3. I spoke with my daughter about me stepping back more so that she can focus on her little girl and I can have less of a caregiver role (as much as we can manage in our current shared-living arrangement). We are on the same page about how to move forward with this and I'm hoping Baby J will see me less as second mother and I can really enjoy just being her Nanna. One change is simply me leaving the living area in the evenings so she only has her Mummy for company while winding down for bed. (The Caveman already does this, retreating to his computer room, so I'm just following his lead). The plus for me is that I will get an hour or so to myself in my room, to relax, read, meditate or whatever I feel like.

And 4. In the best news yet, we now have a mattress topper! I picked one out online on the first day I could stand looking at a screen. The Caveman drove out and picked it up for me and we've both slept beautifully for three nights now. My body is so grateful, as is my heart. He has loved our mattress ever since we first bought it - he prefers a very firm bed and, being autistic, doesn't take change easily once he likes something - but he didn't hesitate to compromise for me on the topper when he realised just how much trouble I have with it now. As an added bonus, it turns out he's pretty happy with the topper too.

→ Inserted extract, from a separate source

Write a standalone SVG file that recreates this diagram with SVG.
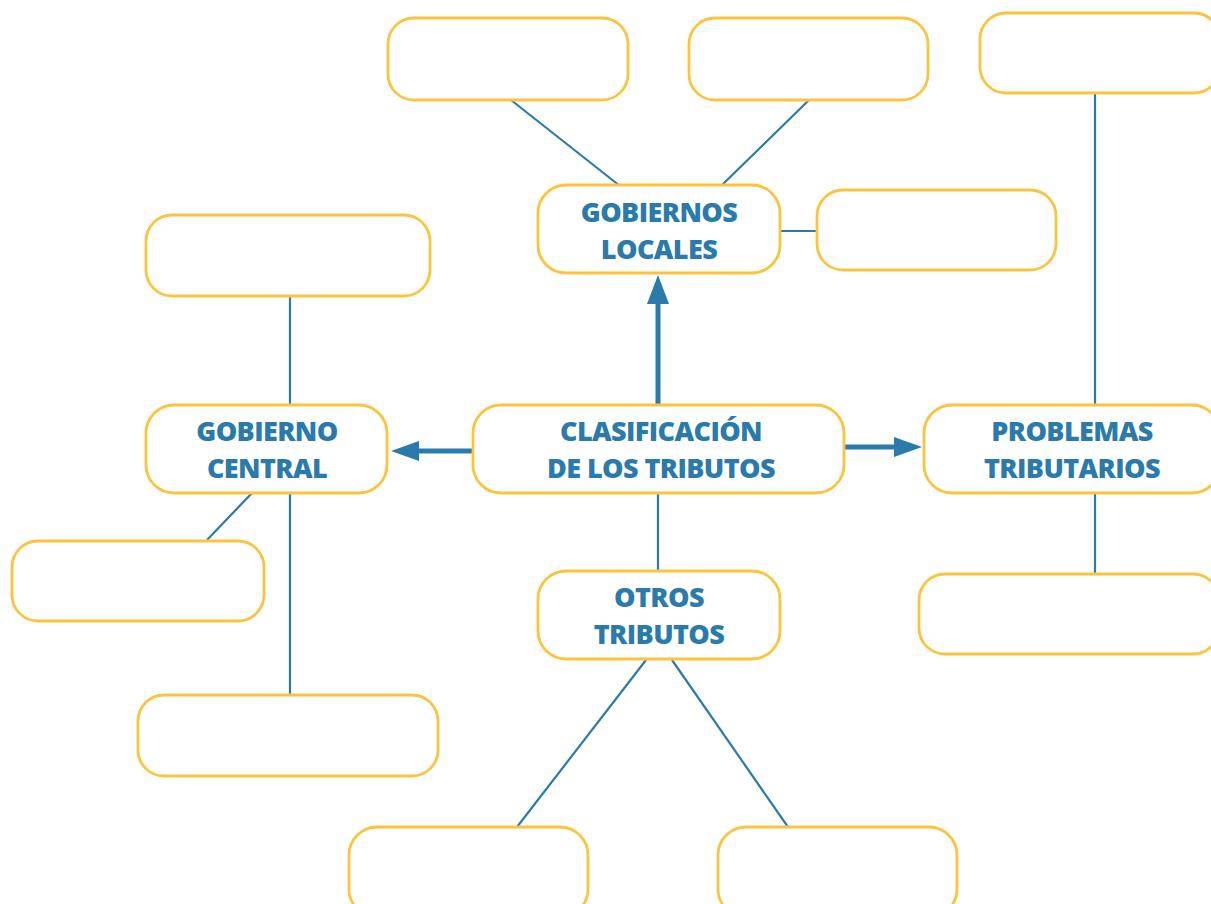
<svg xmlns="http://www.w3.org/2000/svg" width="1211" height="904" viewBox="0 0 1211 904">
<style>
.box{fill:#fff;stroke:#FCC43E;stroke-width:2.8}
.ln{stroke:#2A7BAB;stroke-width:2.2;fill:none}
.ar{stroke:#2A7BAB;stroke-width:5;fill:none}
.hd{fill:#2A7BAB}
.t{font-family:"Open Sans","Liberation Sans",sans-serif;font-weight:800;font-size:27px;letter-spacing:-0.6px;fill:#2A7BAB;text-anchor:middle}
</style>
<rect width="1211" height="904" fill="#fff"/>
<g id="connectors">
<line class="ln" x1="511" y1="100" x2="620" y2="186"/>
<line class="ln" x1="809" y1="100" x2="721" y2="186"/>
<line class="ln" x1="780" y1="231" x2="817" y2="231"/>
<line class="ln" x1="1095" y1="93" x2="1095" y2="405"/>
<line class="ln" x1="1095" y1="493" x2="1095" y2="574"/>
<line class="ln" x1="290" y1="296" x2="290" y2="405"/>
<line class="ln" x1="252" y1="493" x2="207" y2="540"/>
<line class="ln" x1="290" y1="493" x2="290" y2="698"/>
<line class="ln" x1="658" y1="493" x2="658" y2="571"/>
<line class="ln" x1="646" y1="660" x2="517" y2="827"/>
<line class="ln" x1="672" y1="660" x2="788" y2="827"/>
<line class="ar" x1="658" y1="404" x2="658" y2="300"/>
<polygon class="hd" points="658,275 647,304 669,304"/>
<line class="ar" x1="473" y1="451" x2="416" y2="451"/>
<polygon class="hd" points="391,451 419,441 419,461"/>
<line class="ar" x1="844" y1="447" x2="898" y2="447"/>
<polygon class="hd" points="922,447 894,437 894,457"/>
</g>
<g id="box-tl"><rect class="box" x="388" y="18" width="240" height="82" rx="26"/></g>
<g id="box-tm"><rect class="box" x="689" y="18" width="239" height="82" rx="26"/></g>
<g id="box-tr"><rect class="box" x="980" y="13" width="240" height="80" rx="26"/></g>
<g id="gobiernos-locales"><rect class="box" x="538" y="185" width="242" height="88" rx="28"/>
<text class="t" x="659" y="222">GOBIERNOS</text><text class="t" x="659" y="259">LOCALES</text></g>
<g id="box-gl-right"><rect class="box" x="817" y="190" width="239" height="80" rx="26"/></g>
<g id="box-l-top"><rect class="box" x="146" y="215" width="284" height="81" rx="26"/></g>
<g id="gobierno-central"><rect class="box" x="146" y="405" width="241" height="88" rx="28"/>
<text class="t" x="267" y="441">GOBIERNO</text><text class="t" x="267" y="478">CENTRAL</text></g>
<g id="clasificacion"><rect class="box" x="473" y="405" width="371" height="88" rx="28"/>
<text class="t" x="661" y="441">CLASIFICACIÓN</text><text class="t" x="661" y="478">DE LOS TRIBUTOS</text></g>
<g id="problemas"><rect class="box" x="924" y="405" width="296" height="88" rx="28"/>
<text class="t" x="1072" y="441">PROBLEMAS</text><text class="t" x="1072" y="478">TRIBUTARIOS</text></g>
<g id="box-l-mid"><rect class="box" x="12" y="541" width="252" height="80" rx="26"/></g>
<g id="otros"><rect class="box" x="538" y="571" width="242" height="88" rx="28"/>
<text class="t" x="659" y="607">OTROS</text><text class="t" x="659" y="644">TRIBUTOS</text></g>
<g id="box-pt-bottom"><rect class="box" x="919" y="574" width="300" height="80" rx="26"/></g>
<g id="box-l-bottom"><rect class="box" x="138" y="695" width="300" height="81" rx="26"/></g>
<g id="box-b-left"><rect class="box" x="349" y="827" width="239" height="90" rx="28"/></g>
<g id="box-b-right"><rect class="box" x="718" y="827" width="239" height="90" rx="28"/></g>
</svg>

I'm aware that running myself ragged is probably a big part of why I got so sick, not to mention the general emotional detachment I've felt towards work (and life in general) lately. I'll be back at work in a couple of days and I'm interested to see if my enthusiasm for the job returns a bit, with me being under less pressure at home. By sheer coincidence, my daughter also recently scaled back her work hours dramatically, so she and I are bringing in some changes for the whole family which should help the entire household run more smoothly.